DATA FOR THE TASK>
━━━
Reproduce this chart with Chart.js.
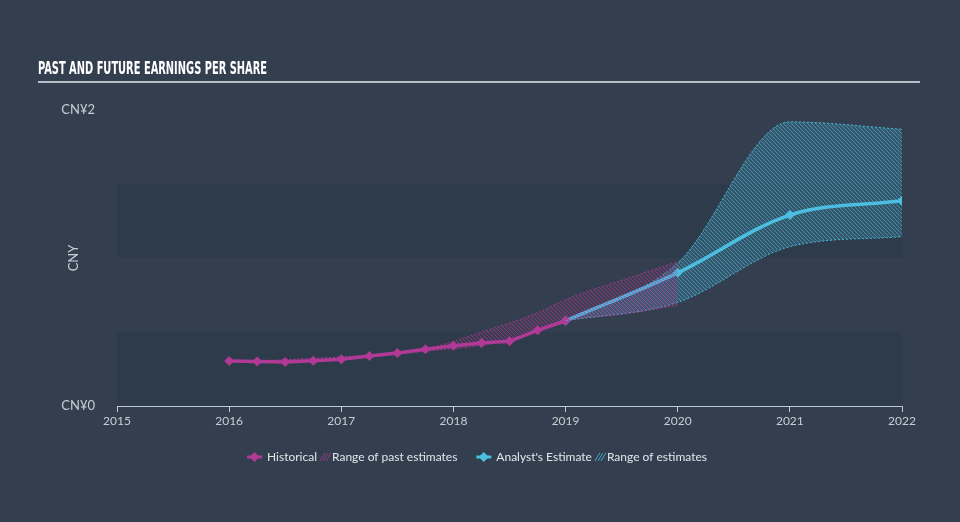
━━━
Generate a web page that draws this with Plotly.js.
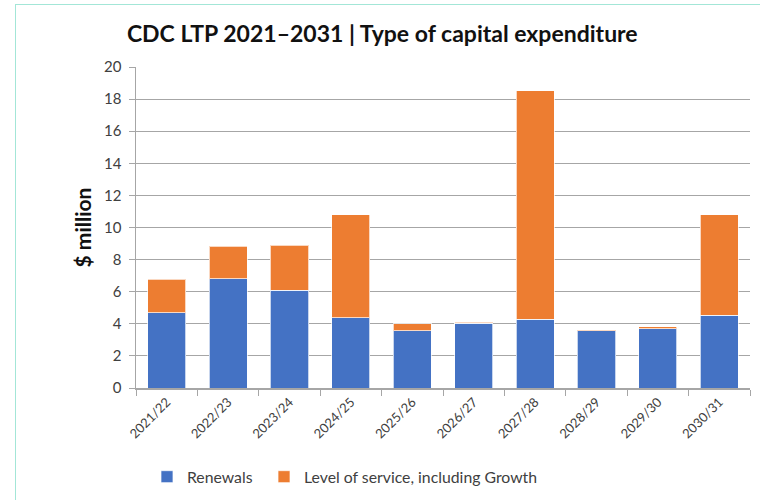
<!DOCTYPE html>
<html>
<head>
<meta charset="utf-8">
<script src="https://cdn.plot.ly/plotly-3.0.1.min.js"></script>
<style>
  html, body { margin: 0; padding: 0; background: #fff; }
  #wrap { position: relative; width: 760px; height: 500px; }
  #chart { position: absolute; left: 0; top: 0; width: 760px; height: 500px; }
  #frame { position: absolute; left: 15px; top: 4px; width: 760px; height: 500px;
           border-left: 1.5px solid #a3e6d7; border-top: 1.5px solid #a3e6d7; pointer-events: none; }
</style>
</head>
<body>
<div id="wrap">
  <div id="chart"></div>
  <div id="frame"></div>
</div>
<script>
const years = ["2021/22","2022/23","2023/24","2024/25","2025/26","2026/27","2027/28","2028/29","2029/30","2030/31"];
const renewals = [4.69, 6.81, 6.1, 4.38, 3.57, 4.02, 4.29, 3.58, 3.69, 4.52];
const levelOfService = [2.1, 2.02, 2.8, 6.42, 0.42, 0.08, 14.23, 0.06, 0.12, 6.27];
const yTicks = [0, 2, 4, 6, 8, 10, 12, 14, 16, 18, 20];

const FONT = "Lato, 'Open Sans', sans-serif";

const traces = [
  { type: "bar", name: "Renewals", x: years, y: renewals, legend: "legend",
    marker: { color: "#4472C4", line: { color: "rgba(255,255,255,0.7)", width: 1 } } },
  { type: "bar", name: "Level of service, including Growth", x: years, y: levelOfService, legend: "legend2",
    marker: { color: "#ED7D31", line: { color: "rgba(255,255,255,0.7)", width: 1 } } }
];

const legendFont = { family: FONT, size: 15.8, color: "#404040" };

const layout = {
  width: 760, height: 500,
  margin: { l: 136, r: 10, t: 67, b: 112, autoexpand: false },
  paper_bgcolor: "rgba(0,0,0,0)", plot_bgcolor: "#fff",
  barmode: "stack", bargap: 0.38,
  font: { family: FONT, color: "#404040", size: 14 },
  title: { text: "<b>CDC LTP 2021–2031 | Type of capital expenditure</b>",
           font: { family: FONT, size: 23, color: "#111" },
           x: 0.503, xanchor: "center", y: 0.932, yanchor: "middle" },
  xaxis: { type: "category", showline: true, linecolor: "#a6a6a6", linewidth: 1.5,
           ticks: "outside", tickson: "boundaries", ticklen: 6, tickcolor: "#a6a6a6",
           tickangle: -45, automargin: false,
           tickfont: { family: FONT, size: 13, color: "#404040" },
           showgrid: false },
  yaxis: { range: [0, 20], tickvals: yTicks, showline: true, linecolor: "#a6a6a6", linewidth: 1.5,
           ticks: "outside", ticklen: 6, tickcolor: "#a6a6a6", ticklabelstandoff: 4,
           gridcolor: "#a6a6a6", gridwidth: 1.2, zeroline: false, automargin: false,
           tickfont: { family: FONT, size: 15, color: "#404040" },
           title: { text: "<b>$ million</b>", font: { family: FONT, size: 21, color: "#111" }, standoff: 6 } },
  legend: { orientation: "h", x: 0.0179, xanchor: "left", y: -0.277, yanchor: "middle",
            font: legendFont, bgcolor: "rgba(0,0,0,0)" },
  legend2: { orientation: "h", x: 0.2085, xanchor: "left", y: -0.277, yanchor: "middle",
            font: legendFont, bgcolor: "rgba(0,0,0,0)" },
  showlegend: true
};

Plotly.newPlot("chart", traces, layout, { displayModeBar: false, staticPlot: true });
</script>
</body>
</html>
━━━
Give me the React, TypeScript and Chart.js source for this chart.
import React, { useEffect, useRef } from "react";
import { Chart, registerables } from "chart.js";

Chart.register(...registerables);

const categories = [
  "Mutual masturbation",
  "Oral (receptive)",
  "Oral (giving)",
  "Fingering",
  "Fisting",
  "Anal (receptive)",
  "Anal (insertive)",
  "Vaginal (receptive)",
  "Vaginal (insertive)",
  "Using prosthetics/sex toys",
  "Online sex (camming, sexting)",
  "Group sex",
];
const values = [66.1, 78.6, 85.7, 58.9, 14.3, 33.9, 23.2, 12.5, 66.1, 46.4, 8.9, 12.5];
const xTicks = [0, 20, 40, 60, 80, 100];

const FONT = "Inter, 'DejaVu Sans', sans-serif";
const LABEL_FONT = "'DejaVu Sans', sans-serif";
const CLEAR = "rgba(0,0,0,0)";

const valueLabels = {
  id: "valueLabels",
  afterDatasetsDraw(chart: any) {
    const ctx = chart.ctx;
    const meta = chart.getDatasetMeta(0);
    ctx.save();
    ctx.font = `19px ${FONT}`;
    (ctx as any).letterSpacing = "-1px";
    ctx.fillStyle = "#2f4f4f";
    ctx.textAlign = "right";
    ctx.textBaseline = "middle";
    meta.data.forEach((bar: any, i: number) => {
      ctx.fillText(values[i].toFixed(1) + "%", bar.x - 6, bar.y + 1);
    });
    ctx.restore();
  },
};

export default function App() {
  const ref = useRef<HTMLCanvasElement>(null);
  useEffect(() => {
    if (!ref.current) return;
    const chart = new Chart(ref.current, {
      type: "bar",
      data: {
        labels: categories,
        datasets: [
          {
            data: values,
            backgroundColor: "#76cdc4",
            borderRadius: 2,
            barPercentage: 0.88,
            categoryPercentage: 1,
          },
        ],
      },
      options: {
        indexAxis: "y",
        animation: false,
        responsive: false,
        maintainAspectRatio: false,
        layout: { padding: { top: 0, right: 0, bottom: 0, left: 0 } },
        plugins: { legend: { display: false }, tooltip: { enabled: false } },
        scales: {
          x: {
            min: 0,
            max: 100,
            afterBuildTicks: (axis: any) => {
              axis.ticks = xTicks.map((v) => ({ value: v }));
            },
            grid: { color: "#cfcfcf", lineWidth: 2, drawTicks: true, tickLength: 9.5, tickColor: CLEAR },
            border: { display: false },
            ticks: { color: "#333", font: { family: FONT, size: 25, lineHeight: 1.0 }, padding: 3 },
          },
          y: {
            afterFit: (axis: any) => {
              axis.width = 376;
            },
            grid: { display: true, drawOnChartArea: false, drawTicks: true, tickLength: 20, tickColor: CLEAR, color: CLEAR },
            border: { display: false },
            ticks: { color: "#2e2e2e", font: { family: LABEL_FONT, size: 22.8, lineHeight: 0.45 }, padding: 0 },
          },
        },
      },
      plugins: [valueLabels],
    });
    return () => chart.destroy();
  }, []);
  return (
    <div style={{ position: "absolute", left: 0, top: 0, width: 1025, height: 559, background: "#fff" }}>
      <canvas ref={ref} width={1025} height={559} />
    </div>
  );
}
━━━
Copy out all lines above that include the string "this".

Reproduce this chart with Chart.js.
Generate a web page that draws this with Plotly.js.
Give me the React, TypeScript and Chart.js source for this chart.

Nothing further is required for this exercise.